03.03

Diante do risco de algo ruim acontecer a pessoas queridas, todos nós ficamos em alerta e inseguros.

Vandeck Santiago (texto)
Julio Jacobina (foto)

Não importa em que lugar do Brasil você esteja, o fato é que a epidemia do zika vírus já alterou a rotina e o comportamento de todos nós.
Ontem encontrei um amigo que está organizando evento cultural que acontecerá em abril em Pernambuco. Estava preocupado. Teve que mudar o local de hospedagem dos convidados (para um hotel em que eles possam ficar em quartos em andares altos); terá de providenciar um kit com repelentes e informações para cada um deles e teme que um ou outro desista da participação.
Também ontem especialistas em Brasília entrevistados pela Agência Estado diziam que a capital federal “não é área endêmica para o zika vírus e não há motivo para pânico”. Houve apenas dois casos do zika confirmados em Brasília, mas mesmo assim as pessoas estão assustadas com o risco de ser atingidas.
Até o momento não há comprovação de que o zika pode ser transmitido por meio de relação sexual, mas a Organização Mundial de Saúde (OMS) recomenda o uso de camisinha e até – vejam só… – abstinência sexual para prevenir uma eventual contaminação. As recomendações constam do guia da OMS, intitulado Prevenção da potencial transmissão sexual do zika. “A entidade estuda mais de 10 casos de contaminação sexual para pessoas nos Estados Unidos e na Europa, a partir de parceiros que viajaram para regiões com forte infecção da doença, como o Brasil”, noticiava ontem O Globo.
Já a BBC fez matéria elencando “9 maneiras de se proteger contra o zika” e inclui como uma delas “evitar viagens” para os lugares “com maior incidência do mosquito e da doença”. Diz que “alguns governos chegaram até a recomendar que a população não viaje para os países que estão sofrendo com o problema”. Em janeiro passado o Centro de Prevenção e Controle de Doenças (CDC) dos Estados Unidos recomendou que mulheres grávidas ou que pretendam engravidar evitassem viajar ao Brasil e a mais 19 países da América Latina e do Caribe atingidos pelo vírus.
Estes são exemplos concretos de coisas visíveis. Mas há outros que dizem respeito aos nossos sentimentos. Diante do risco de algo ruim acontecer a pessoas queridas, todos nós nos inquietamos – e enquanto a possibilidade de “o pior acontecer” não desaparece, nos mantemos em alerta e inseguros.
Mas há outras consequências que só perceberemos no futuro, conforme explica a jornalista norte-americana Seema Yasmim, a primeira a cobrir a ocorrência do Ebola nos EUA, em 2014. “Epidemias são muito mais profundas do que apenas a propagação da doença”, afirma Yasmim, que também é epidemiologista e já trabalhou no CDC. “Um exemplo é a África Ocidental, onde só agora podemos observar os resultados finais da epidemia de Ebola.

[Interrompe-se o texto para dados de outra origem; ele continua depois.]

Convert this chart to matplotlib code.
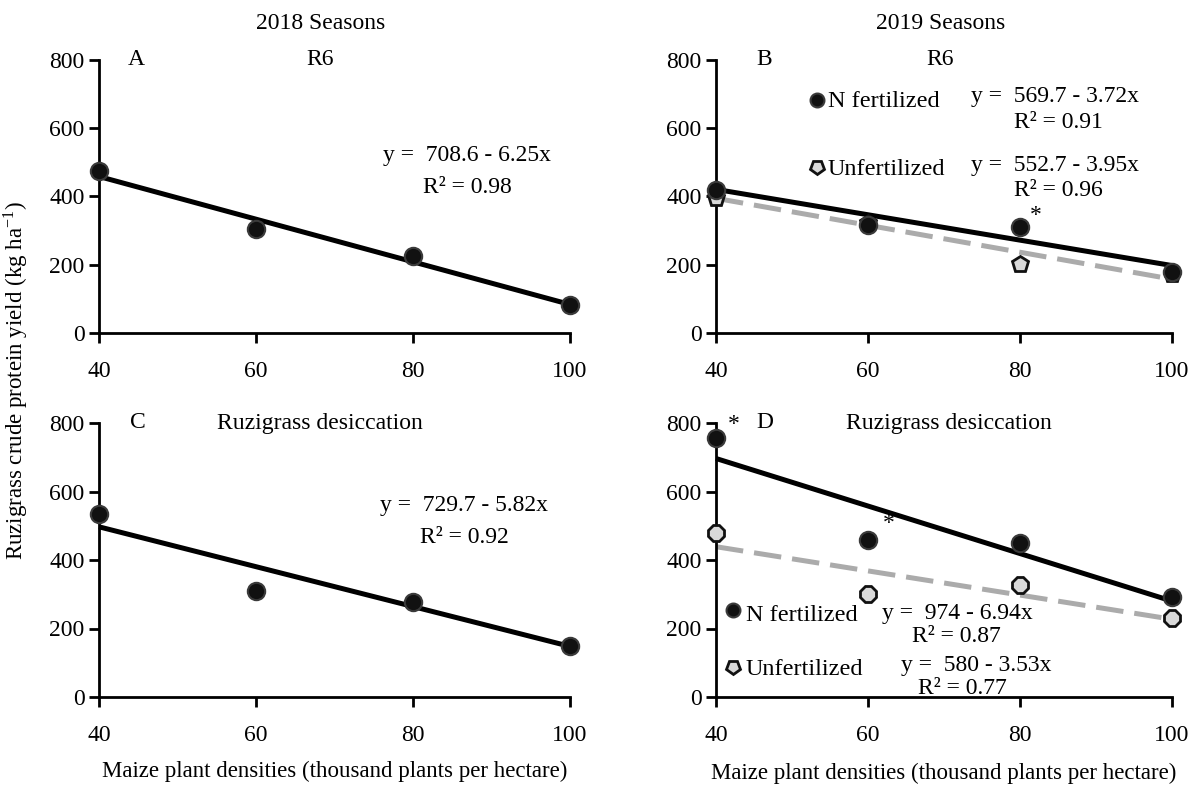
import matplotlib
matplotlib.use("Agg")
import matplotlib.pyplot as plt
from matplotlib.markers import MarkerStyle
from matplotlib.transforms import Affine2D
import numpy as np

plt.rcParams['font.family'] = ['Liberation Serif', 'DejaVu Serif']
plt.rcParams['mathtext.fontset'] = 'stix'
plt.rcParams['font.size'] = 17

densities = [40, 60, 80, 100]

# Panel A: 2018, R6
a_vals = [474, 304, 225, 83]
a_fit = (708.6, -6.25)
# Panel B: 2019, R6
b_nfert = [419, 316, 310, 178]
b_unfert = [396, 322, 202, 172]
b_fit_n = (569.7, -3.72)
b_fit_u = (552.7, -3.95)
# Panel C: 2018, desiccation
c_vals = [535, 310, 278, 150]
c_fit = (729.7, -5.82)
# Panel D: 2019, desiccation
d_nfert = [755, 458, 450, 292]
d_unfert = [479, 300, 326, 232]
d_fit_n = (974.0, -6.94)
d_fit_u = (580.0, -3.53)

yticks = [0, 200, 400, 600, 800]
xticks = [40, 60, 80, 100]

W, H = 1194, 786
fig = plt.figure(figsize=(W / 100, H / 100), dpi=100)


def add_ax(l, r, top, bot):
    return fig.add_axes([l / W, 1 - bot / H, (r - l) / W, (bot - top) / H])


axA = add_ax(99, 570, 60, 333)
axB = add_ax(716, 1172, 60, 333)
axC = add_ax(99, 570, 423, 697)
axD = add_ax(716, 1172, 423, 697)

for ax in (axA, axB, axC, axD):
    ax.set_xlim(40, 100)
    ax.set_ylim(0, 800)
    ax.set_xticks(xticks)
    ax.set_yticks(yticks)
    for s in ('top', 'right'):
        ax.spines[s].set_visible(False)
    for s in ('left', 'bottom'):
        ax.spines[s].set_linewidth(2)
    ax.tick_params(direction='out', length=7, width=2, labelsize=17, colors='black')
    ax.tick_params(axis='x', pad=13)
    ax.tick_params(axis='y', pad=3.5)

xs = np.array([40, 100])
BLACK = '#111111'
GREY = '#ababab'
LIGHT = '#d9d9d9'
LEG_PENT = MarkerStyle('p', transform=Affine2D().rotate_deg(180))


def fit_line(ax, fit, style, color):
    kw = dict(color=color, lw=3.6, zorder=2, clip_on=False)
    if style == '--':
        ax.plot(xs, fit[0] + fit[1] * xs, linestyle='--', dashes=(5.5, 2.2), **kw)
    else:
        ax.plot(xs, fit[0] + fit[1] * xs, linestyle='-', solid_capstyle='butt', **kw)


def npts(ax, vals, marker='o'):
    ax.plot(densities, vals, linestyle='none', marker=marker, ms=12.5, mfc=BLACK,
            mec='#3a3a3a', mew=1.5, zorder=4, clip_on=False)


def upts(ax, vals, marker='p'):
    ax.plot(densities, vals, linestyle='none', marker=marker, ms=12, mfc=LIGHT,
            mec=BLACK, mew=2, zorder=3, clip_on=False)


# A
fit_line(axA, a_fit, '-', 'black')
npts(axA, a_vals)
axA.text(86.9, 519, 'y =  708.6 - 6.25x', ha='center', va='center')
axA.text(86.9, 427, 'R² = 0.98', ha='center', va='center')
axA.text(44.8, 800, 'A', ha='center', va='center')
axA.text(68.2, 800, 'R6', ha='center', va='center')
axA.text(68.2, 908, '2018 Seasons', ha='center', va='center')

# B
fit_line(axB, b_fit_u, '--', GREY)
fit_line(axB, b_fit_n, '-', 'black')
upts(axB, b_unfert, 'p')
npts(axB, b_nfert)
axB.text(81.3, 345, '*', ha='left', va='center', fontsize=17)
axB.plot([53.3], [683], marker='o', ms=10, mfc=BLACK, mec='#3a3a3a', mew=1.5, clip_on=False)
axB.text(54.7, 677, 'N fertilized', ha='left', va='center', fontsize=17.5)
axB.plot([53.3], [486], marker=LEG_PENT, ms=10, mfc=LIGHT, mec=BLACK, mew=2, clip_on=False)
axB.text(54.7, 480, 'Unfertilized', ha='left', va='center', fontsize=17.5)
axB.text(84.6, 692, 'y =  569.7 - 3.72x', ha='center', va='center')
axB.text(85.1, 617, 'R² = 0.91', ha='center', va='center')
axB.text(84.6, 492, 'y =  552.7 - 3.95x', ha='center', va='center')
axB.text(85.1, 419, 'R² = 0.96', ha='center', va='center')
axB.text(46.4, 800, 'B', ha='center', va='center')
axB.text(69.5, 800, 'R6', ha='center', va='center')
axB.text(69.5, 908, '2019 Seasons', ha='center', va='center')

# C
fit_line(axC, c_fit, '-', 'black')
npts(axC, c_vals)
axC.text(86.5, 559, 'y =  729.7 - 5.82x', ha='center', va='center')
axC.text(86.5, 467, 'R² = 0.92', ha='center', va='center')
axC.text(45.0, 800, 'C', ha='center', va='center')
axC.text(68.2, 800, 'Ruzigrass desiccation', ha='center', va='center')

# D
fit_line(axD, d_fit_u, '--', GREY)
fit_line(axD, d_fit_n, '-', 'black')
upts(axD, d_unfert, '8')
npts(axD, d_nfert)
axD.text(41.6, 795, '*', ha='left', va='center', fontsize=17)
axD.text(61.9, 508, '*', ha='left', va='center', fontsize=17)
axD.plot([42.2], [254], marker='o', ms=10, mfc=BLACK, mec='#3a3a3a', mew=1.5, clip_on=False)
axD.text(43.9, 239, 'N fertilized', ha='left', va='center', fontsize=17.5)
axD.plot([42.2], [88], marker=LEG_PENT, ms=10, mfc=LIGHT, mec=BLACK, mew=2, clip_on=False)
axD.text(43.9, 79, 'Unfertilized', ha='left', va='center', fontsize=17.5)
axD.text(71.8, 245, 'y =  974 - 6.94x', ha='center', va='center')
axD.text(71.6, 178, 'R² = 0.87', ha='center', va='center')
axD.text(74.3, 93, 'y =  580 - 3.53x', ha='center', va='center')
axD.text(72.4, 26, 'R² = 0.77', ha='center', va='center')
axD.text(46.4, 800, 'D', ha='center', va='center')
axD.text(70.7, 800, 'Ruzigrass desiccation', ha='center', va='center')

axC.set_xlabel('Maize plant densities (thousand plants per hectare)', fontsize=16.5, labelpad=11)
axD.set_xlabel('Maize plant densities (thousand plants per hectare)', fontsize=16.5, labelpad=12)

fig.text(16 / W, 1 - 380 / H, r'Ruzigrass crude protein yield (kg ha$^{\mathregular{-1}}$)',
         rotation=90, ha='center', va='center', fontsize=16.5)

fig.savefig('out.png', dpi=100, facecolor='white')
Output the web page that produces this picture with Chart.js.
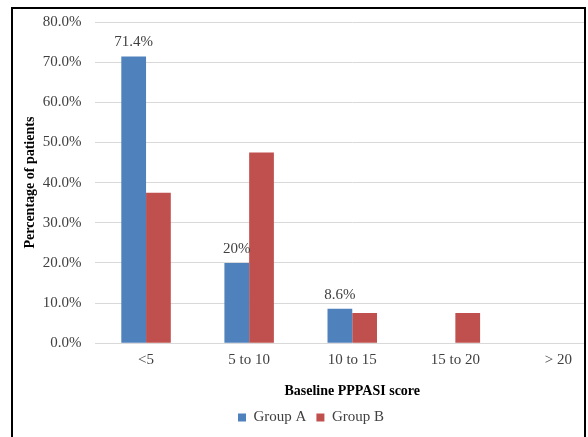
<!DOCTYPE html>
<html>
<head>
<meta charset="utf-8">
<script src="https://cdn.jsdelivr.net/npm/chart.js@4"></script>
<style>
  body { margin: 0; overflow: hidden; background: #fff; }
  #clip { position: absolute; left: 0; top: 0; width: 585px; height: 437px; overflow: hidden; }
  #frame { position: absolute; left: 11px; top: 7px; width: 571px; height: 440px; border: 2px solid #000; border-bottom: none; pointer-events: none; }
</style>
</head>
<body>
<div id="clip">
  <canvas id="bar-chart" width="640" height="437"></canvas>
</div>
<div id="frame"></div>
<script>
const categories = ["<5", "5 to 10", "10 to 15", "15 to 20", "> 20"];
const groupA = [71.4, 20, 8.6, 0, 0];
const groupB = [37.5, 47.5, 7.5, 7.5, 0];
const yTicks = [0, 10, 20, 30, 40, 50, 60, 70, 80];

const serif = "'Liberation Serif', 'Times New Roman', serif";

// labels on top of the Group A bars only
const barLabels = {
    id: "barLabels",
    afterDatasetsDraw(chart) {
        const ctx = chart.ctx;
        const meta = chart.getDatasetMeta(0);
        ctx.save();
        ctx.font = "15px " + serif;
        ctx.fillStyle = "#404040";
        ctx.textAlign = "center";
        ctx.textBaseline = "middle";
        meta.data.forEach((bar, i) => {
            const v = groupA[i];
            if (v > 0) {
                ctx.fillText(v + "%", bar.x, bar.y - 14);
            }
        });
        ctx.restore();
    },
};

new Chart(document.querySelector("#bar-chart").getContext("2d"), {
    type: "bar",
    data: {
        labels: categories,
        datasets: [
            {
                label: "Group A",
                backgroundColor: "#4F81BD",
                data: groupA,
            },
            {
                label: "Group B",
                backgroundColor: "#C0504D",
                data: groupB,
            },
        ],
    },
    options: {
        responsive: false,
        animation: false,
        layout: { padding: { left: 12, right: 30, top: 13, bottom: 2 } },
        datasets: {
            bar: { categoryPercentage: 0.48, barPercentage: 1.0 },
        },
        plugins: {
            tooltip: { enabled: false },
            legend: {
                position: "bottom",
                labels: {
                    boxWidth: 8,
                    boxHeight: 8,
                    padding: 10,
                    color: "#404040",
                    font: { family: serif, size: 15 },
                },
            },
        },
        scales: {
            x: {
                grid: { display: false },
                border: { display: false },
                ticks: {
                    color: "#404040",
                    padding: 0,
                    font: { family: serif, size: 15 },
                },
                title: {
                    display: true,
                    text: "Baseline PPPASI score",
                    color: "#000",
                    padding: { top: 14, bottom: 0 },
                    font: { family: serif, size: 14, weight: "bold" },
                },
            },
            y: {
                min: 0,
                max: 80,
                afterBuildTicks: (scale) => {
                    scale.ticks = yTicks.map((v) => ({ value: v }));
                },
                afterFit: (scale) => {
                    scale.width = 82.5;
                },
                grid: { color: "#d9d9d9", drawTicks: false },
                border: { display: false },
                ticks: {
                    color: "#404040",
                    padding: 13,
                    font: { family: serif, size: 15 },
                    callback: (v) => v.toFixed(1) + "%",
                },
                title: {
                    display: true,
                    text: "Percentage of patients",
                    color: "#000",
                    padding: { top: 10, bottom: 0 },
                    font: { family: serif, size: 14, weight: "bold" },
                },
            },
        },
    },
    plugins: [barLabels],
});
</script>
</body>
</html>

Houve crescimento nos números de gravidez na adolescência e casos de violência de gênero contra meninas e mulheres durante a crise. Precisamos buscar por essas histórias enquanto a crise acontece”. Ela fez as declarações em entrevista concedida em fevereiro passado ao Poynter Institute (centro de estudos especializado em jornalismo, sediado na Flórida), explicando as falhas que o jornalismo dos EUA cometeu nos primeiros momentos da cobertura do Ebola. A entrevista foi reproduzida no Brasil pela Abraji -Associação Brasileira de Jornalismo investigativo (Fazendo a cobertura do Zika? Não cometa os mesmos erros que os jornalistas que cobriram o Ebola, 12 de fevereiro).
No futuro, quando as dúvidas que temos hoje sobre o vírus estiverem esclarecidas, quando tivermos mais informações sobre tudo que está acontecendo, quando o pânico tiver passado e quando pudermos nos deter para refletir sobre as alterações ocorridas em nossa rotina, aí então poderemos ver o que significou para cada um de nós este período do Brasil nos tempos do zika.